W tamtych czasach rosyjscy nauczyciele mieli bardzo podstępne sposoby zdobywania zaufania uczniów. Na przykład inspektor Zabielski zapraszał Borowicza do swojego mieszkania, gdzie częstował go herbatą, ciastkami i bardzo długo rozmawiali. Marcin myślał, iż pozyskał sobie nowego przyjaciela, a tymczasem celem Zabielskiego nie było nic innego, jak tylko przeciągnięcie chłopca na rosyjską stronę. Rosjanie umyślnie zaczynali rusyfikację od szkolnictwa, gdyż to właśnie dzieci są najbardziej łatwowierne, a poza tym tworzą trzon społeczeństwa i wyznając w dorosłości to, czego nauczyli się będąc młodymi szkodziliby państwu.

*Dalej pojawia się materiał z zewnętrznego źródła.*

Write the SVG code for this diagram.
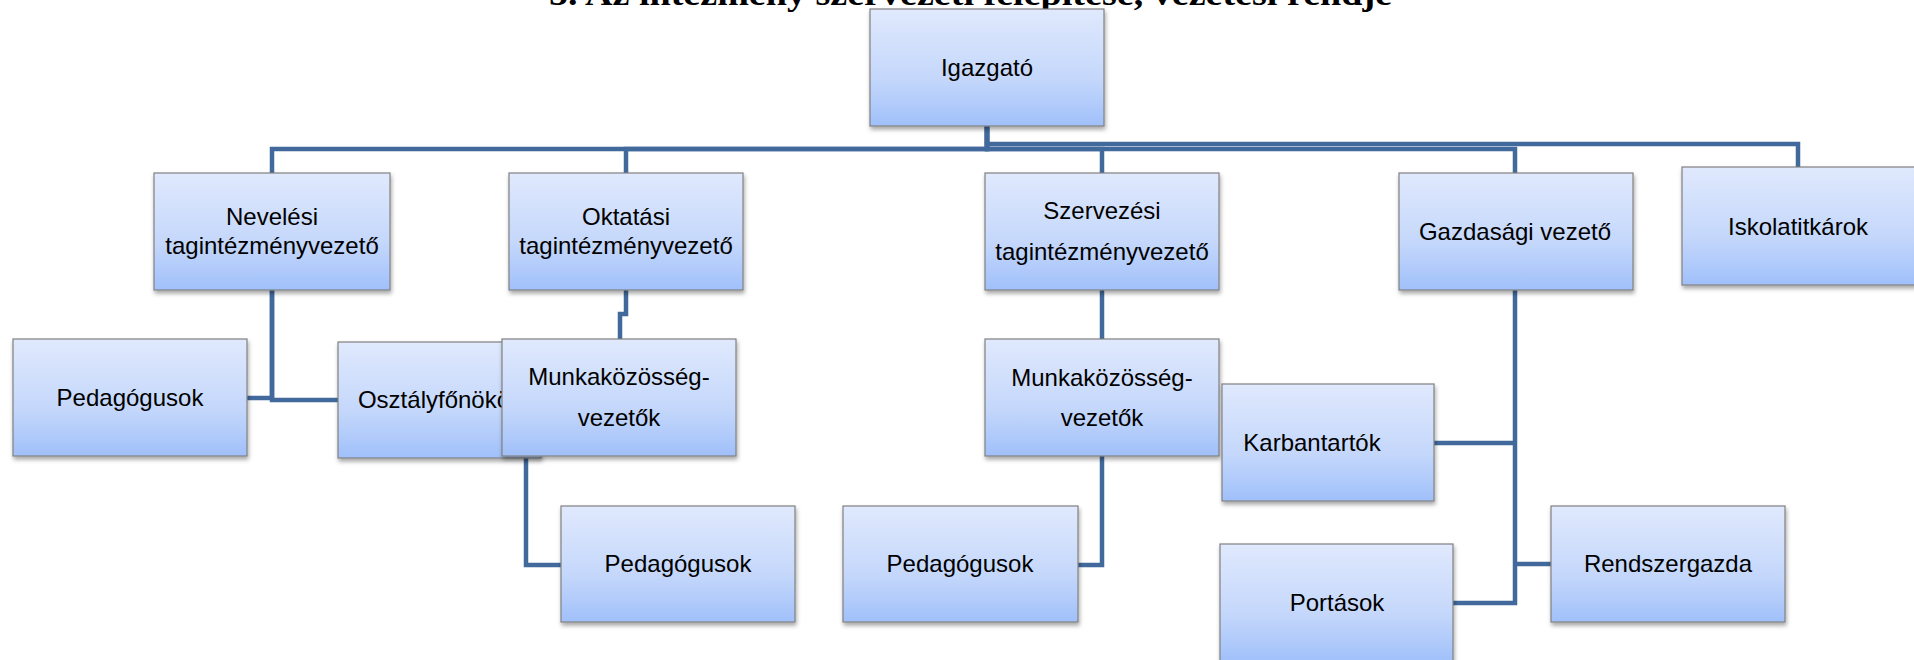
<svg xmlns="http://www.w3.org/2000/svg" width="1914" height="660" viewBox="0 0 1914 660">
<style>
.box{fill:url(#g);stroke:#808080;stroke-width:1.2;filter:url(#sh)}
.t{font-family:"Liberation Sans",Arial,sans-serif;font-size:24px;fill:#000;text-anchor:middle}
.c{fill:none;stroke:#41699C;stroke-width:4.5;stroke-linejoin:miter}
.title{font-family:"Liberation Serif","Times New Roman",serif;font-weight:bold;font-size:34px;fill:#000}
</style>
<defs>
<linearGradient id="g" x1="0" y1="0" x2="0" y2="1">
<stop offset="0" stop-color="#E0E9FD"/>
<stop offset="0.6" stop-color="#C4D7FB"/>
<stop offset="1" stop-color="#A0C0FA"/>
</linearGradient>
<filter id="sh" x="-10%" y="-10%" width="125%" height="130%">
<feDropShadow dx="1" dy="3" stdDeviation="2" flood-color="#000" flood-opacity="0.35"/>
</filter>
</defs>
<rect width="1914" height="660" fill="#fff"/>
<text class="title" x="549" y="5" textLength="843" lengthAdjust="spacingAndGlyphs">5. Az intézmény szervezeti felépítése, vezetési rendje</text>
<g id="connectors">
<path class="c" d="M987,126 V149 H272 V173"/>
<path class="c" d="M987,126 V149 H626 V173"/>
<path class="c" d="M987,126 V149 H1102 V173"/>
<path class="c" d="M987,126 V149 H1515 V173"/>
<path class="c" d="M987,126 V144 H1798 V167"/>
<path class="c" d="M272,290 V398 H247"/>
<path class="c" d="M272,290 V400 H338"/>
<path class="c" d="M626,290 V314 H620 V339"/>
<path class="c" d="M526,458 V565 H561"/>
<path class="c" d="M1102,290 V339"/>
<path class="c" d="M1102,456 V565 H1078"/>
<path class="c" d="M1515,290 V603 H1453"/>
<path class="c" d="M1515,443 H1434"/>
<path class="c" d="M1515,564 H1551"/>
</g>
<g id="igazgato"><rect class="box" x="870" y="9" width="234" height="117"/><text class="t" x="987" y="76">Igazgató</text></g>
<g id="neveles"><rect class="box" x="154" y="173" width="236" height="117"/><text class="t" x="272" y="225">Nevelési</text><text class="t" x="272" y="254">tagintézményvezető</text></g>
<g id="oktatas"><rect class="box" x="509" y="173" width="234" height="117"/><text class="t" x="626" y="225">Oktatási</text><text class="t" x="626" y="254">tagintézményvezető</text></g>
<g id="szervezes"><rect class="box" x="985" y="173" width="234" height="117"/><text class="t" x="1102" y="219">Szervezési</text><text class="t" x="1102" y="260">tagintézményvezető</text></g>
<g id="gazdasagi"><rect class="box" x="1399" y="173" width="234" height="117"/><text class="t" x="1515" y="240">Gazdasági vezető</text></g>
<g id="iskolatitkarok"><rect class="box" x="1682" y="167" width="234" height="118"/><text class="t" x="1798" y="235">Iskolatitkárok</text></g>
<g id="pedagogusok1"><rect class="box" x="13" y="339" width="234" height="117"/><text class="t" x="130" y="406">Pedagógusok</text></g>
<g id="osztalyfonokok"><rect class="box" x="338" y="342" width="203" height="116"/><text class="t" x="440" y="408">Osztályfőnökök</text></g>
<g id="munkakozosseg1"><rect class="box" x="502" y="339" width="234" height="117"/><text class="t" x="619" y="385">Munkaközösség-</text><text class="t" x="619" y="426">vezetők</text></g>
<g id="pedagogusok2"><rect class="box" x="561" y="506" width="234" height="116"/><text class="t" x="678" y="572">Pedagógusok</text></g>
<g id="munkakozosseg2"><rect class="box" x="985" y="339" width="234" height="117"/><text class="t" x="1102" y="386">Munkaközösség-</text><text class="t" x="1102" y="426">vezetők</text></g>
<g id="pedagogusok3"><rect class="box" x="843" y="506" width="235" height="116"/><text class="t" x="960" y="572">Pedagógusok</text></g>
<g id="karbantartok"><rect class="box" x="1222" y="384" width="212" height="117"/><text class="t" x="1312" y="451">Karbantartók</text></g>
<g id="portasok"><rect class="box" x="1220" y="544" width="233" height="118"/><text class="t" x="1337" y="611">Portások</text></g>
<g id="rendszergazda"><rect class="box" x="1551" y="506" width="234" height="116"/><text class="t" x="1668" y="572">Rendszergazda</text></g>
</svg>
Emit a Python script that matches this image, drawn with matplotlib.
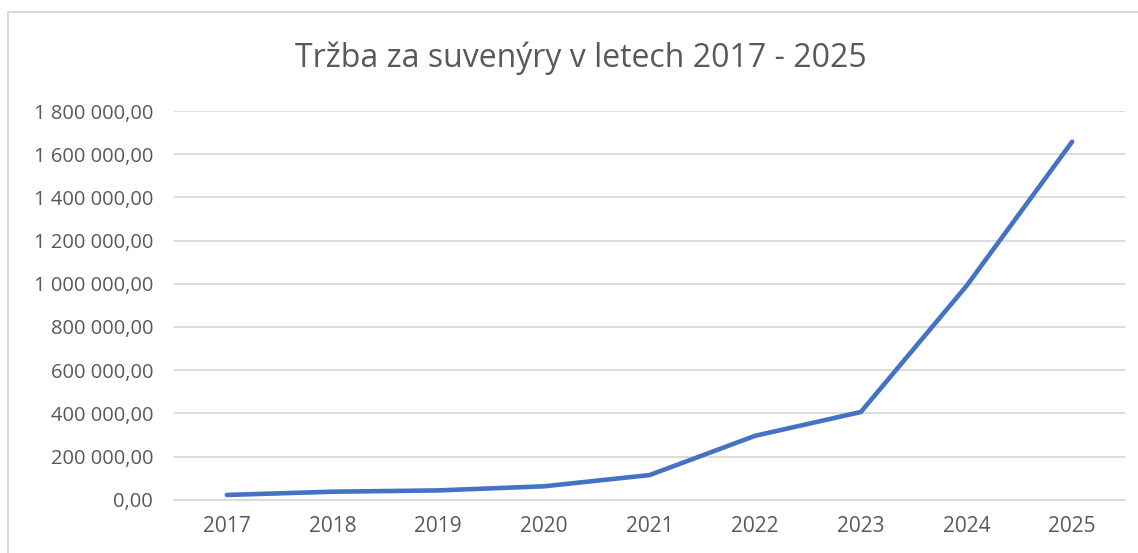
import matplotlib
matplotlib.use("Agg")
import matplotlib.pyplot as plt
from matplotlib.ticker import FuncFormatter, MultipleLocator
from matplotlib.patches import Rectangle

years = ["2017", "2018", "2019", "2020", "2021", "2022", "2023", "2024", "2025"]
revenue = [22000, 37000, 43000, 62000, 114000, 296000, 406000, 990000, 1658000]
title = "Tržba za suvenýry v letech 2017 - 2025"

plt.rcParams['font.family'] = ['Open Sans', 'DejaVu Sans']

fig = plt.figure(figsize=(11.38, 5.53), dpi=100)
ax = fig.add_axes([174/1138, (553-499.7)/553, (1125-174)/1138, (499.7-111)/553])

x = list(range(len(years)))
ax.plot(x, revenue, color="#4472C4", linewidth=3.3, solid_capstyle="round", solid_joinstyle="round", zorder=3)

ax.set_xlim(-0.5, len(years) - 0.5)
ax.set_ylim(0, 1800000)
ax.yaxis.set_major_locator(MultipleLocator(200000))

def fmt(v, pos):
    s = f"{v:,.2f}".replace(",", " ").replace(".", ",")
    return s
ax.yaxis.set_major_formatter(FuncFormatter(fmt))
ax.set_xticks(x)
ax.set_xticklabels(years)

ax.grid(axis="y", color="#D9D9D9", linewidth=1.3)
ax.set_axisbelow(True)
for s in ["top", "right", "left"]:
    ax.spines[s].set_visible(False)
ax.spines["bottom"].set_color("#D9D9D9")
ax.spines["bottom"].set_linewidth(1.3)
ax.tick_params(axis="y", length=0, colors="#595959", labelsize=14.5, pad=15)
ax.tick_params(axis="x", length=0, colors="#595959", labelsize=15, pad=12)

fig.text(581/1138, 1 - 58/553, title, ha="center", va="center", fontsize=23, color="#595959")

fig.patches.append(Rectangle((8/1138, -0.1), 1.2, 1 - 12/553 + 0.1, transform=fig.transFigure,
                             fill=False, edgecolor="#D9D9D9", linewidth=1.5))

fig.savefig("out.png", dpi=100)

Jednak dzieci wcale nie były tak zniewolone, ażeby nie zauważyć tego, do czego dążyli ich pedagogowie. Chłopcy z Marcinka klasy usilnie robili to, czego nie wolno im było robić, tj.: czytali polskie książki, mówili po polsku, wysławiali polskich poetów, uczyli się polskiej gramatyki itp. Wielokrotnie nauczyciele robili obławy na tych nieposłusznych uczniów, lecz dzieci były na tyle sprytne, że zawsze uchodziły bez szwanku.
Uważam również, iż chłopcy uczęszczający do tego samego gimnazjum co Borowicz, czuli w sobie potrzebę uwolnienia tego polskiego ducha. Choć wiele razy dostawali cięgi za polskie obyczaje, to ani „dyscyplina” ani pejcz nie były w stanie wybić z głów chłopców jednej myśli: niepodległość Polski.
Podsumowując sądzę, iż rusyfikacja młodzieży polskiej to „syzyfowa praca”, gdyż siłą ani podstępem nie da się pozbyć tego, co czują młodzi ludzie. Każde z tych dzieci miało własną wolę i poczucie wartości co pozwoliło im trwać w przekonaniu, że Polska będzie jeszcze wolnym krajem i nasz ojczysty język będzie językiem urzędowym. Kto wie, może to właśnie dzięki tym dzieciom dzisiaj Polska figuruje na mapach?